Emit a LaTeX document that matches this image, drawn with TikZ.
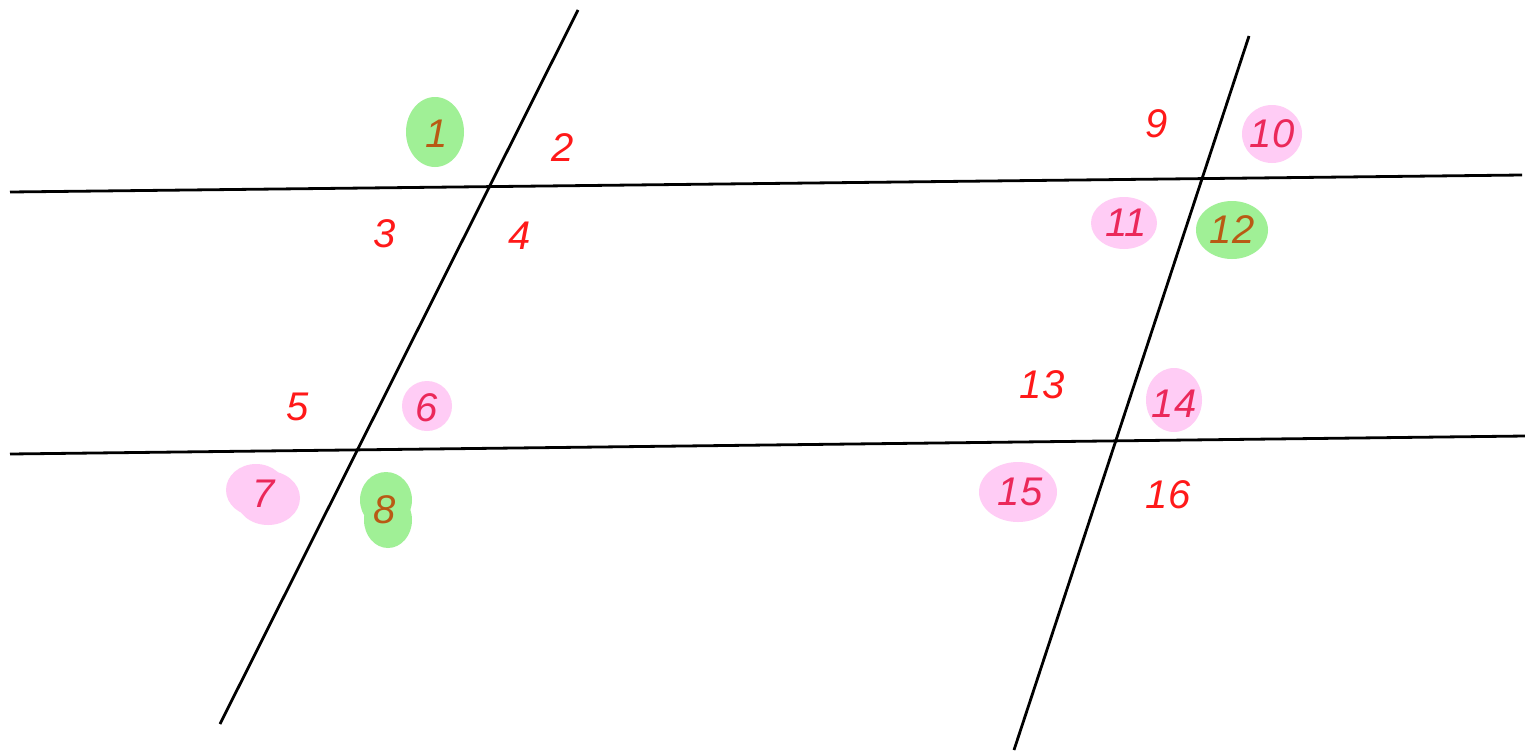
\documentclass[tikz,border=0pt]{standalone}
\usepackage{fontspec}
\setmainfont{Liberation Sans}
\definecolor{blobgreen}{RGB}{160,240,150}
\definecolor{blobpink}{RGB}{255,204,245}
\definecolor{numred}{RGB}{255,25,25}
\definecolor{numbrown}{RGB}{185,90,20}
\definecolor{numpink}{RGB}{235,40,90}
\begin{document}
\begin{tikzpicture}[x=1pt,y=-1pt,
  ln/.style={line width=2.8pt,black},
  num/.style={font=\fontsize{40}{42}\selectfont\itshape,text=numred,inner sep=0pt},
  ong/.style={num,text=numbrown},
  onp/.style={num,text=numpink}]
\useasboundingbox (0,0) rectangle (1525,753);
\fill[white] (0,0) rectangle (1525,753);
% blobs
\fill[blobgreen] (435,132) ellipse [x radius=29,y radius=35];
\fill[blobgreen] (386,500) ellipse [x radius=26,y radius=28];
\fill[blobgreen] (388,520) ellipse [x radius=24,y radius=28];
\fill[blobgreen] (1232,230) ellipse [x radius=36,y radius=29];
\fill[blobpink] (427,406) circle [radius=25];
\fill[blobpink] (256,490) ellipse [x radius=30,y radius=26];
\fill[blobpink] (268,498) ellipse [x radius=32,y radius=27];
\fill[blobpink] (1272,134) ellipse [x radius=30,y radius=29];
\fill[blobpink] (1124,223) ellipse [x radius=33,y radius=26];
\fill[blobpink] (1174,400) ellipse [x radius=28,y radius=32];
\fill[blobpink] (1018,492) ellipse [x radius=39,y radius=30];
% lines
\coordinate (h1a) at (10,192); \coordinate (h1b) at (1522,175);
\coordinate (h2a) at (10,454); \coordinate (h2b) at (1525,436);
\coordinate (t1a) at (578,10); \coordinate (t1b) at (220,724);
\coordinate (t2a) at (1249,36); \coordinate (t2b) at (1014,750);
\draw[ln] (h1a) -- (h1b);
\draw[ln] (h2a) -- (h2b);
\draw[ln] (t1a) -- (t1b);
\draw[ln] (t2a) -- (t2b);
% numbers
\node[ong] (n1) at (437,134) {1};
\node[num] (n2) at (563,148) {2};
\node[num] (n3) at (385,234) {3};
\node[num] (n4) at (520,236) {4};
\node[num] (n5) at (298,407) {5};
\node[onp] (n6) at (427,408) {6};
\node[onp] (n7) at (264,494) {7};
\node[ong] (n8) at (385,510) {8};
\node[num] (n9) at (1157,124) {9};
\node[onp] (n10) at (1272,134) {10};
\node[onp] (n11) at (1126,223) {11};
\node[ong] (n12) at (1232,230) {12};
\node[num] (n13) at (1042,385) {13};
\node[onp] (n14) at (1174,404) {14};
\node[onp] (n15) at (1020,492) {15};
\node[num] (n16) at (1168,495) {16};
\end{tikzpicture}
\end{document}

=-=-=

Copy the material shown above in full and exactly. Skip the pictures.

Correct output:
Emit a LaTeX document that matches this image, drawn with TikZ.
\documentclass[tikz,border=0pt]{standalone}
\usepackage{fontspec}
\setmainfont{Liberation Sans}
\definecolor{blobgreen}{RGB}{160,240,150}
\definecolor{blobpink}{RGB}{255,204,245}
\definecolor{numred}{RGB}{255,25,25}
\definecolor{numbrown}{RGB}{185,90,20}
\definecolor{numpink}{RGB}{235,40,90}
\begin{document}
\begin{tikzpicture}[x=1pt,y=-1pt,
  ln/.style={line width=2.8pt,black},
  num/.style={font=\fontsize{40}{42}\selectfont\itshape,text=numred,inner sep=0pt},
  ong/.style={num,text=numbrown},
  onp/.style={num,text=numpink}]
\useasboundingbox (0,0) rectangle (1525,753);
\fill[white] (0,0) rectangle (1525,753);
% blobs
\fill[blobgreen] (435,132) ellipse [x radius=29,y radius=35];
\fill[blobgreen] (386,500) ellipse [x radius=26,y radius=28];
\fill[blobgreen] (388,520) ellipse [x radius=24,y radius=28];
\fill[blobgreen] (1232,230) ellipse [x radius=36,y radius=29];
\fill[blobpink] (427,406) circle [radius=25];
\fill[blobpink] (256,490) ellipse [x radius=30,y radius=26];
\fill[blobpink] (268,498) ellipse [x radius=32,y radius=27];
\fill[blobpink] (1272,134) ellipse [x radius=30,y radius=29];
\fill[blobpink] (1124,223) ellipse [x radius=33,y radius=26];
\fill[blobpink] (1174,400) ellipse [x radius=28,y radius=32];
\fill[blobpink] (1018,492) ellipse [x radius=39,y radius=30];
% lines
\coordinate (h1a) at (10,192); \coordinate (h1b) at (1522,175);
\coordinate (h2a) at (10,454); \coordinate (h2b) at (1525,436);
\coordinate (t1a) at (578,10); \coordinate (t1b) at (220,724);
\coordinate (t2a) at (1249,36); \coordinate (t2b) at (1014,750);
\draw[ln] (h1a) -- (h1b);
\draw[ln] (h2a) -- (h2b);
\draw[ln] (t1a) -- (t1b);
\draw[ln] (t2a) -- (t2b);
% numbers
\node[ong] (n1) at (437,134) {1};
\node[num] (n2) at (563,148) {2};
\node[num] (n3) at (385,234) {3};
\node[num] (n4) at (520,236) {4};
\node[num] (n5) at (298,407) {5};
\node[onp] (n6) at (427,408) {6};
\node[onp] (n7) at (264,494) {7};
\node[ong] (n8) at (385,510) {8};
\node[num] (n9) at (1157,124) {9};
\node[onp] (n10) at (1272,134) {10};
\node[onp] (n11) at (1126,223) {11};
\node[ong] (n12) at (1232,230) {12};
\node[num] (n13) at (1042,385) {13};
\node[onp] (n14) at (1174,404) {14};
\node[onp] (n15) at (1020,492) {15};
\node[num] (n16) at (1168,495) {16};
\end{tikzpicture}
\end{document}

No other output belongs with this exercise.